Jill felt an icy chill run down her spine seeing the agony in her colleague's eyes. She remembered that gruesome incident perfectly because she had been there alongside John. It hadn't happened weeks ago, but barely three days prior, on the morning of September 26th, right before the outbreak entirely consumed the city.
They had both gone to the school looking for answers in the principal's office, only to unleash a nightmare when a student, Melissa, began slaughtering her own classmates in cold blood. John had been forced to gun her down in the cafeteria to try and stop the carnage.
But the corrupt Chief Irons and Umbrella had pulled their strings in the shadows with terrifying speed; they manipulated and edited the school cafeteria's security footage, erasing any trace of the girl's madness and leaking a fake video to the morning news programs where it looked like John was executing an innocent student, Melissa, in cold blood amidst dozens of dead children. They had framed John nationwide, using the terror of the incident to cover up the horrors of their own corporate virus.
"Umbrella framed him, Marvin!" Jill tried to explain desperately, taking a cautious step toward him. "It was all a cover-up, a manipulated video to hide the truth! He didn't kill those kids; I was at the school with him that day! It was a girl who started all that."
But Marvin was no longer listening to her. He was trapped in the past, reliving the trauma that had shattered his soul long before the dead started walking.
"I was there, Jill!" Marvin screamed, tears sliding down his cheeks as the barrel of his gun shook dangerously. "I was one of the first to arrive! I had to cover the bodies of those damn kids with sheets! There were dozens of them! I saw the desks covered in blood!
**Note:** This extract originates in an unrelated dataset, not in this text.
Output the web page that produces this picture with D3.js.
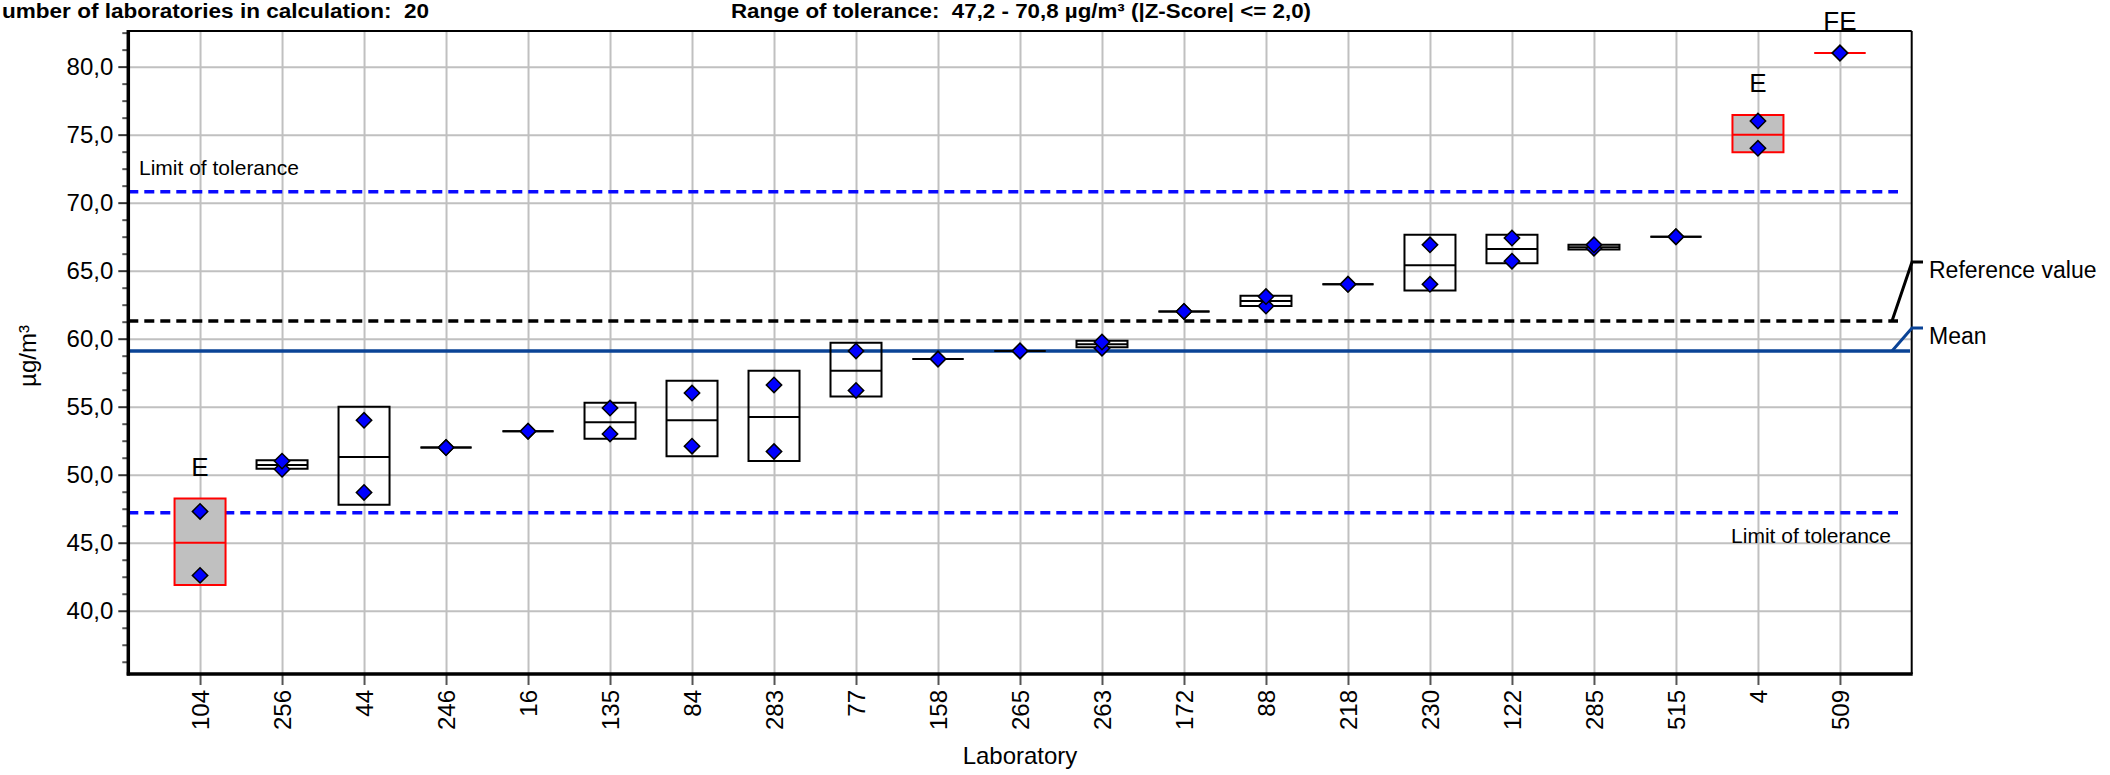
<!DOCTYPE html>
<html>
<head>
<meta charset="utf-8">
<script src="https://cdn.jsdelivr.net/npm/d3@7"></script>
<style>
  html, body { margin: 0; padding: 0; background: #fff; overflow: hidden; }
  svg { display: block; font-family: "Liberation Sans", Arial, sans-serif; }
  .pre { white-space: pre; }
</style>
</head>
<body>
<svg id="chart" width="2110" height="775"></svg>
<script>
// Laboratories, ordered by their mean result
const labs = ["104","256","44","246","16","135","84","283","77","158","265","263","172","88","218","230","122","285","515","4","509"];

// Two replicate results per laboratory (µg/m³)
const replicateA = [47.3, 51.0, 54.0, 52.0, 53.2, 54.9, 56.0, 56.6, 59.1, 58.5, 59.1, 59.75, 62.0, 63.1, 64.0, 66.9, 67.4, 66.9, 67.5, 76.0, 81.0];
const replicateB = [42.6, 50.4, 48.7, 52.0, 53.2, 53.0, 52.1, 51.7, 56.2, 58.5, 59.1, 59.3, 62.0, 62.4, 64.0, 64.0, 65.7, 66.65, 67.5, 74.0, 81.0];

// Laboratory mean and spread box (lower / upper edge)
const labMean = [45.0, 50.72, 51.3, 52.0, 53.2, 53.85, 54.0, 54.25, 57.65, 58.5, 59.1, 59.6, 62.0, 62.78, 64.0, 65.4, 66.6, 66.72, 67.5, 75.0, 81.0];
const boxLow  = [41.9, 50.44, 47.8, 52.0, 53.2, 52.65, 51.35, 51.0, 55.75, 58.5, 59.1, 59.38, 62.0, 62.4, 64.0, 63.55, 65.55, 66.55, 67.5, 73.7, 81.0];
const boxHigh = [48.25, 51.06, 55.0, 52.0, 53.2, 55.3, 56.9, 57.65, 59.7, 58.5, 59.1, 59.85, 62.0, 63.15, 64.0, 67.65, 67.65, 66.9, 67.5, 76.45, 81.0];

// Flagged laboratories and their flag text
const flaggedLabs = ["104", "4", "509"];
const flagTexts   = ["E", "E", "FE"];

// Evaluation values
const referenceValue = 61.3;
const overallMean = 59.1;
const toleranceLow = 47.2;
const toleranceHigh = 70.8;

// Axis ticks
const majorTicks = [40, 45, 50, 55, 60, 65, 70, 75, 80];
const minorTicks = d3.range(36.25, 82.6, 1.25).filter(v => Math.abs(v / 5 - Math.round(v / 5)) > 1e-6);

const plot = { left: 128.3, right: 1911.7, top: 31, bottom: 674 };
const W = plot.right - plot.left, H = plot.bottom - plot.top;

const svg = d3.select("#chart");

const x = d3.scalePoint().domain(labs).range([plot.left, plot.right]).padding(0.875);
const y = d3.scaleLinear().domain([35.35, 82.62]).range([plot.bottom, plot.top]);

const fmt = v => d3.format(".1f")(v).replace(".", ",");

// ---- grid ----
svg.append("g")
  .attr("transform", `translate(${plot.left},0)`)
  .call(d3.axisLeft(y).tickValues(majorTicks).tickSize(-W).tickFormat(""))
  .call(g => g.select(".domain").remove())
  .selectAll("line").attr("stroke", "#c0c0c0").attr("stroke-width", 2);

svg.append("g")
  .attr("transform", `translate(0,${plot.bottom})`)
  .call(d3.axisBottom(x).tickSize(-H).tickFormat(""))
  .call(g => g.select(".domain").remove())
  .selectAll("line").attr("stroke", "#c0c0c0").attr("stroke-width", 2);

// ---- tolerance, reference and mean lines ----
const lineEnd = 1898;
[toleranceHigh, toleranceLow].forEach(v => {
  svg.append("line")
    .attr("x1", plot.left).attr("x2", lineEnd)
    .attr("y1", y(v)).attr("y2", y(v))
    .attr("stroke", "#0a0aff").attr("stroke-width", 3.5)
    .attr("stroke-dasharray", "10,6");
});
svg.append("line")
  .attr("x1", plot.left).attr("x2", lineEnd)
  .attr("y1", y(referenceValue)).attr("y2", y(referenceValue))
  .attr("stroke", "#000").attr("stroke-width", 3.5)
  .attr("stroke-dasharray", "10,6");
const meanColor = "#0a4396";
svg.append("line")
  .attr("x1", plot.left).attr("x2", 1910)
  .attr("y1", y(overallMean)).attr("y2", y(overallMean))
  .attr("stroke", meanColor).attr("stroke-width", 3.5);

// tolerance captions
svg.append("text")
  .attr("x", 139).attr("y", y(toleranceHigh) - 17)
  .attr("font-size", 21).attr("fill", "#000")
  .text("Limit of tolerance");
svg.append("text")
  .attr("x", 1891).attr("y", y(toleranceLow) + 30.5)
  .attr("text-anchor", "end")
  .attr("font-size", 21).attr("fill", "#000")
  .text("Limit of tolerance");

// ---- boxes ----
const halfW = 25.5;
const rows = labs.map((lab, i) => ({
  lab, a: replicateA[i], b: replicateB[i], mean: labMean[i], lo: boxLow[i], hi: boxHigh[i],
  flag: flaggedLabs.indexOf(lab)
}));

const boxG = svg.append("g");
rows.forEach(d => {
  const cx = x(d.lab);
  const flagged = d.flag >= 0;
  const col = flagged ? "#ff0000" : "#000";
  const p = d3.path();
  p.moveTo(cx - halfW, y(d.hi));
  p.lineTo(cx + halfW, y(d.hi));
  p.lineTo(cx + halfW, y(d.lo));
  p.lineTo(cx - halfW, y(d.lo));
  p.closePath();
  boxG.append("path")
    .attr("d", p.toString())
    .attr("fill", flagged ? "#c0c0c0" : "none")
    .attr("stroke", col).attr("stroke-width", 2);
  boxG.append("line")
    .attr("x1", cx - halfW).attr("x2", cx + halfW)
    .attr("y1", y(d.mean)).attr("y2", y(d.mean))
    .attr("stroke", col).attr("stroke-width", 2);
});

// ---- replicate markers ----
const diamond = d3.symbol(d3.symbolSquare, 118);
const ptG = svg.append("g");
rows.forEach(d => {
  [d.b, d.a].forEach(v => {
    ptG.append("path")
      .attr("d", diamond())
      .attr("transform", `translate(${x(d.lab)},${y(v)}) rotate(45)`)
      .attr("fill", "#0000ff").attr("stroke", "#000").attr("stroke-width", 1.5);
  });
});

// ---- flag labels ----
rows.filter(d => d.flag >= 0).forEach(d => {
  svg.append("text")
    .attr("x", x(d.lab)).attr("y", y(Math.max(d.hi, d.a)) - 23)
    .attr("text-anchor", "middle")
    .attr("font-size", 26).attr("fill", "#000")
    .text(flagTexts[d.flag]);
});

// ---- axes ----
const yAxisG = svg.append("g")
  .attr("transform", `translate(${plot.left},0)`)
  .call(d3.axisLeft(y).tickValues(majorTicks).tickSize(10).tickPadding(5).tickFormat(fmt));
yAxisG.select(".domain").remove();
yAxisG.selectAll("line").attr("stroke", "#333").attr("stroke-width", 2);
yAxisG.selectAll("text").attr("font-size", 24).attr("fill", "#000")
  .attr("font-family", "'Liberation Sans', Arial, sans-serif");

const yMinor = svg.append("g")
  .attr("transform", `translate(${plot.left},0)`)
  .call(d3.axisLeft(y).tickValues(minorTicks).tickSize(6).tickFormat(""));
yMinor.select(".domain").remove();
yMinor.selectAll("line").attr("stroke", "#555").attr("stroke-width", 2);

const xAxisG = svg.append("g")
  .attr("transform", `translate(0,${plot.bottom})`)
  .call(d3.axisBottom(x).tickSize(11));
xAxisG.select(".domain").remove();
xAxisG.selectAll("line").attr("stroke", "#555").attr("stroke-width", 2);
xAxisG.selectAll("text")
  .attr("transform", "rotate(-90)")
  .attr("x", -16).attr("y", 0).attr("dy", "0.36em")
  .attr("text-anchor", "end")
  .attr("font-size", 24).attr("fill", "#000")
  .attr("font-family", "'Liberation Sans', Arial, sans-serif");

// frame
svg.append("line").attr("x1", plot.left).attr("x2", plot.right).attr("y1", plot.top).attr("y2", plot.top)
  .attr("stroke", "#000").attr("stroke-width", 2);
svg.append("line").attr("x1", plot.right).attr("x2", plot.right).attr("y1", plot.top).attr("y2", plot.bottom)
  .attr("stroke", "#000").attr("stroke-width", 2);
svg.append("line").attr("x1", plot.left).attr("x2", plot.left).attr("y1", plot.top - 1).attr("y2", plot.bottom + 1.5)
  .attr("stroke", "#000").attr("stroke-width", 3.5);
svg.append("line").attr("x1", plot.left - 1.5).attr("x2", plot.right + 1).attr("y1", plot.bottom).attr("y2", plot.bottom)
  .attr("stroke", "#000").attr("stroke-width", 3.5);

// axis titles
svg.append("text")
  .attr("transform", `translate(36,356) rotate(-90)`)
  .attr("text-anchor", "middle")
  .attr("font-size", 24).attr("fill", "#000")
  .text("µg/m³");
svg.append("text")
  .attr("x", (plot.left + plot.right) / 2).attr("y", 764)
  .attr("text-anchor", "middle")
  .attr("font-size", 24).attr("fill", "#000")
  .text("Laboratory");

// ---- legend for reference value and mean ----
svg.append("path")
  .attr("d", `M1892,${y(referenceValue)} L1912,262 L1923,262`)
  .attr("fill", "none").attr("stroke", "#000").attr("stroke-width", 3);
svg.append("path")
  .attr("d", `M1892,${y(overallMean)} L1912,328 L1923,328`)
  .attr("fill", "none").attr("stroke", meanColor).attr("stroke-width", 3);
svg.append("text").attr("x", 1929).attr("y", 277.5)
  .attr("font-size", 23).attr("fill", "#000").text("Reference value");
svg.append("text").attr("x", 1929).attr("y", 343.5)
  .attr("font-size", 23).attr("fill", "#000").text("Mean");

// ---- header ----
svg.append("text")
  .attr("class", "pre")
  .attr("x", 2).attr("y", 18)
  .attr("font-size", 20).attr("font-weight", "bold").attr("fill", "#000")
  .attr("textLength", 427).attr("lengthAdjust", "spacingAndGlyphs")
  .text("umber of laboratories in calculation:  20");
svg.append("text")
  .attr("class", "pre")
  .attr("x", 731).attr("y", 18)
  .attr("font-size", 20).attr("font-weight", "bold").attr("fill", "#000")
  .attr("textLength", 580).attr("lengthAdjust", "spacingAndGlyphs")
  .text("Range of tolerance:  47,2 - 70,8 µg/m³ (|Z-Score| <= 2,0)");
</script>
</body>
</html>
I had to look the families in the eye while they broke down crying at the door!"
Marvin's breathing hyperventilated. The mixture of the post-traumatic stress from that massacre and the apocalyptic hell he was living through now was dragging him into a total breakdown. His knuckles were white around the grip of his pistol.
"You are a soulless monster!" Marvin roared, locking his blind, hate-filled gaze on John's dark, inscrutable eyes. "Worse than the things out there!"
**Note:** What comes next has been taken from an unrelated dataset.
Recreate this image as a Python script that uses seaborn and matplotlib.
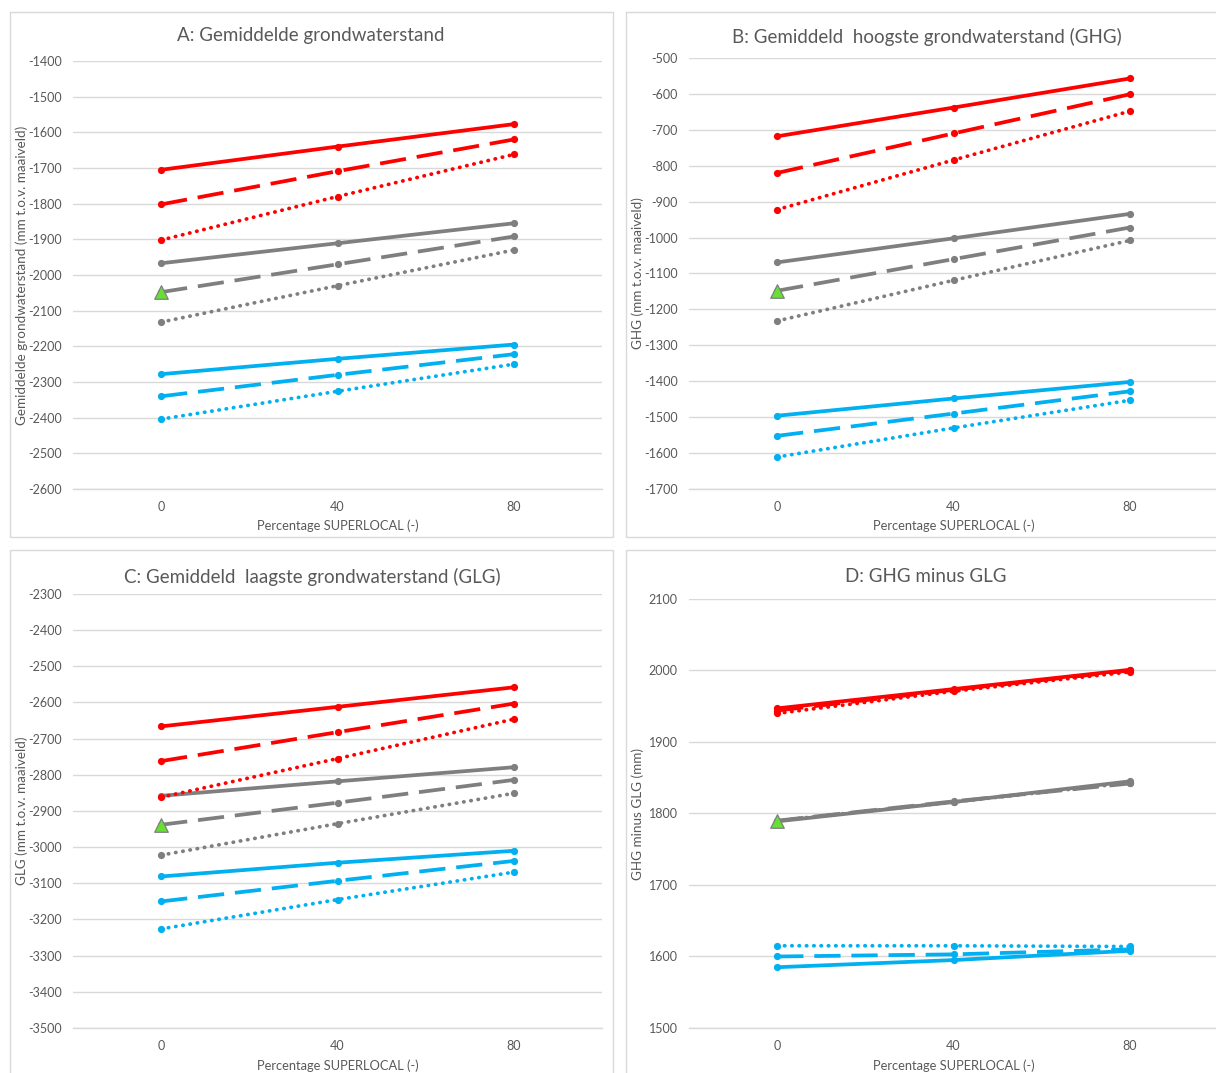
import numpy as np
import pandas as pd
import matplotlib
matplotlib.use("Agg")
import matplotlib.pyplot as plt
from matplotlib.patches import Rectangle
import seaborn as sns

# Percentage SUPERLOCAL on the x axis
pct = [0, 40, 80]
pct_ticks = [0, 40, 80, 100]
pct_labels = ["0", "40", "80", ""]

# Each colour group holds three series: solid, long-dashed, dotted
# A: gemiddelde grondwaterstand (mm t.o.v. maaiveld)
gem_rood = [[-1705, -1640, -1577], [-1802, -1709, -1620], [-1902, -1780, -1662]]
gem_grijs = [[-1967, -1911, -1855], [-2048, -1970, -1892], [-2132, -2030, -1930]]
gem_blauw = [[-2278, -2235, -2195], [-2340, -2280, -2222], [-2404, -2326, -2250]]

# B: GHG (mm t.o.v. maaiveld)
ghg_rood = [[-718, -638, -557], [-820, -710, -601], [-922, -784, -648]]
ghg_grijs = [[-1069, -1002, -934], [-1148, -1060, -972], [-1232, -1119, -1008]]
ghg_blauw = [[-1496, -1448, -1402], [-1552, -1490, -1428], [-1611, -1530, -1453]]

# C: GLG (mm t.o.v. maaiveld)
glg_rood = [[-2666, -2612, -2558], [-2762, -2682, -2603], [-2862, -2755, -2646]]
glg_grijs = [[-2858, -2818, -2779], [-2938, -2877, -2814], [-3022, -2935, -2851]]
glg_blauw = [[-3081, -3043, -3010], [-3150, -3093, -3038], [-3226, -3145, -3069]]

# D: GHG minus GLG (mm)
dif_rood = [[1947, 1974, 2001], [1944, 1973, 2000], [1940, 1971, 1998]]
dif_grijs = [[1789, 1816, 1845], [1790, 1817, 1842], [1790, 1816, 1843]]
dif_blauw = [[1585, 1595, 1608], [1600, 1603, 1610], [1615, 1615, 1614]]

klassen = ["rood", "grijs", "blauw"]
varianten = ["vast", "streep", "punt"]
kleuren = {"rood": "#FF0000", "grijs": "#7F7F7F", "blauw": "#00B0F0"}
lijnstijl = {"vast": "-", "streep": (0, (7, 2.9)), "punt": (0, (0.1, 1.85))}

titels = ["A: Gemiddelde grondwaterstand",
          "B: Gemiddeld  hoogste grondwaterstand (GHG)",
          "C: Gemiddeld  laagste grondwaterstand (GLG)",
          "D: GHG minus GLG"]
ylabels = ["Gemiddelde grondwaterstand (mm t.o.v. maaiveld)",
           "GHG (mm t.o.v. maaiveld)",
           "GLG (mm t.o.v. maaiveld)",
           "GHG minus GLG (mm)"]
ybereik = [(-2600, -1400), (-1700, -500), (-3500, -2300), (1500, 2100)]
xlabel = "Percentage SUPERLOCAL (-)"

panelen = [
    (gem_rood, gem_grijs, gem_blauw),
    (ghg_rood, ghg_grijs, ghg_blauw),
    (glg_rood, glg_grijs, glg_blauw),
    (dif_rood, dif_grijs, dif_blauw),
]

sns.set_theme(style="white")
plt.rcParams["font.family"] = ["Lato", "DejaVu Sans"]
plt.rcParams["axes.unicode_minus"] = False

W, H = 1216, 1073
fig = plt.figure(figsize=(W / 100, H / 100), dpi=100)
TXT = "#595959"
RAND = "#D9D9D9"

# pixel layout: plot area (l, t, r, b), chart frame, title centre, ylabel x, xlabel y
layout = [
    dict(plot=(73, 61, 602, 489), frame=(10, 12, 613, 537), title=(311, 36), ylab=22, xlab=526),
    dict(plot=(689, 58, 1218, 489), frame=(626, 12, 1232, 537), title=(927, 37), ylab=638, xlab=526),
    dict(plot=(73, 594, 602, 1028), frame=(10, 550, 613, 1090), title=(312, 577), ylab=22, xlab=1066),
    dict(plot=(689, 599, 1218, 1028), frame=(626, 550, 1232, 1090), title=(926, 577), ylab=638, xlab=1066),
]


def fx(px):
    return px / W


def fy(py):
    return 1 - py / H


for i, (groepen, lay) in enumerate(zip(panelen, layout)):
    fl, ft, fr, fb = lay["frame"]
    fig.patches.append(Rectangle((fx(fl), fy(fb)), fx(fr - fl), (fb - ft) / H,
                                 transform=fig.transFigure, fill=False,
                                 edgecolor=RAND, lw=1.0, zorder=0))
    l, t, r, b = lay["plot"]
    ax = fig.add_axes([fx(l), fy(b), fx(r - l), (b - t) / H])

    rows = []
    for klasse, groep in zip(klassen, groepen):
        for variant, reeks in zip(varianten, groep):
            for x, v in zip(pct, reeks):
                rows.append(dict(pct=x, waarde=v, klasse=klasse, variant=variant))
    df = pd.DataFrame(rows)

    for variant in varianten:
        sub = df[df["variant"] == variant]
        sns.lineplot(data=sub, x="pct", y="waarde", hue="klasse",
                     hue_order=klassen, palette=kleuren, legend=False, ax=ax,
                     linestyle=lijnstijl[variant], lw=2.7,
                     dash_capstyle="round" if variant == "punt" else "butt",
                     marker="o", markersize=5.2, markeredgewidth=0,
                     estimator=None, sort=True)

    # reference point: grey long-dashed series at 0 %
    ref = df[(df["klasse"] == "grijs") & (df["variant"] == "streep") & (df["pct"] == 0)]
    sns.scatterplot(data=ref, x="pct", y="waarde", marker="^", s=95,
                    color="#66E033", edgecolor="#7F7F7F", linewidth=0.9,
                    legend=False, ax=ax, zorder=5)

    lo, hi = ybereik[i]
    ax.set_xlim(-20, 100)
    ax.set_ylim(lo, hi)
    yt = np.arange(lo, hi + 1, 100)
    ax.set_yticks(yt, labels=[str(int(v)) for v in yt])
    ax.set_xticks(pct_ticks, labels=pct_labels)
    ax.grid(axis="y", color=RAND, lw=1.0)
    ax.set_axisbelow(True)
    for s in ["top", "left", "right"]:
        ax.spines[s].set_visible(False)
    ax.spines["bottom"].set_color(RAND)
    ax.spines["bottom"].set_linewidth(1.0)
    ax.tick_params(axis="y", length=0, pad=8, labelsize=9, labelcolor=TXT)
    ax.tick_params(axis="x", direction="inout", length=5, width=0.8, color="#BFBFBF",
                   pad=6, labelsize=9, labelcolor=TXT)
    ax.set_xlabel("")
    ax.set_ylabel("")
    ax.patch.set_alpha(0)

    tx, ty = lay["title"]
    fig.text(fx(tx), fy(ty), titels[i], ha="center", va="center",
             fontsize=13.5, color=TXT)
    fig.text(fx(lay["ylab"]), fy((t + b) / 2), ylabels[i], ha="center", va="center",
             rotation=90, fontsize=9.7, color=TXT)
    fig.text(fx((l + r) / 2), fy(lay["xlab"]), xlabel, ha="center", va="center",
             fontsize=9.3, color=TXT)

fig.savefig("out.png", dpi=100, facecolor="white")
John didn't say a single word to defend himself, nor did he make the slightest move to reach for his weapon. The accusation was false, a corporate ruse he despised, but trying to reason with a man drowning in his own traumatic pain was a useless tactic. He would let Jill handle the situation. However, his superior survival instinct detected the lethal change in the officer's biomechanics.
John noticed the tiny, treacherous movement of Marvin's index finger overcoming the trigger's resistance.
The pressure became unbearable. In a fraction of a second, dictated by pure instinct, John raised both forearms in a tight, closed guard angle in front of his face and chest, trusting his life to the thick ballistic Kevlar weave of the sleeves of his ruined Italian suit.
Jill, reading the body language of both men and realizing with horror that Marvin had crossed the point of no return, threw herself forward with a desperate cry, reaching out to strike and deflect the barrel of her colleague's gun.
The dark and silent courtyard of the police station was illuminated by a violent flash of fire, followed by the deafening roar of a gunshot that tore the night in two.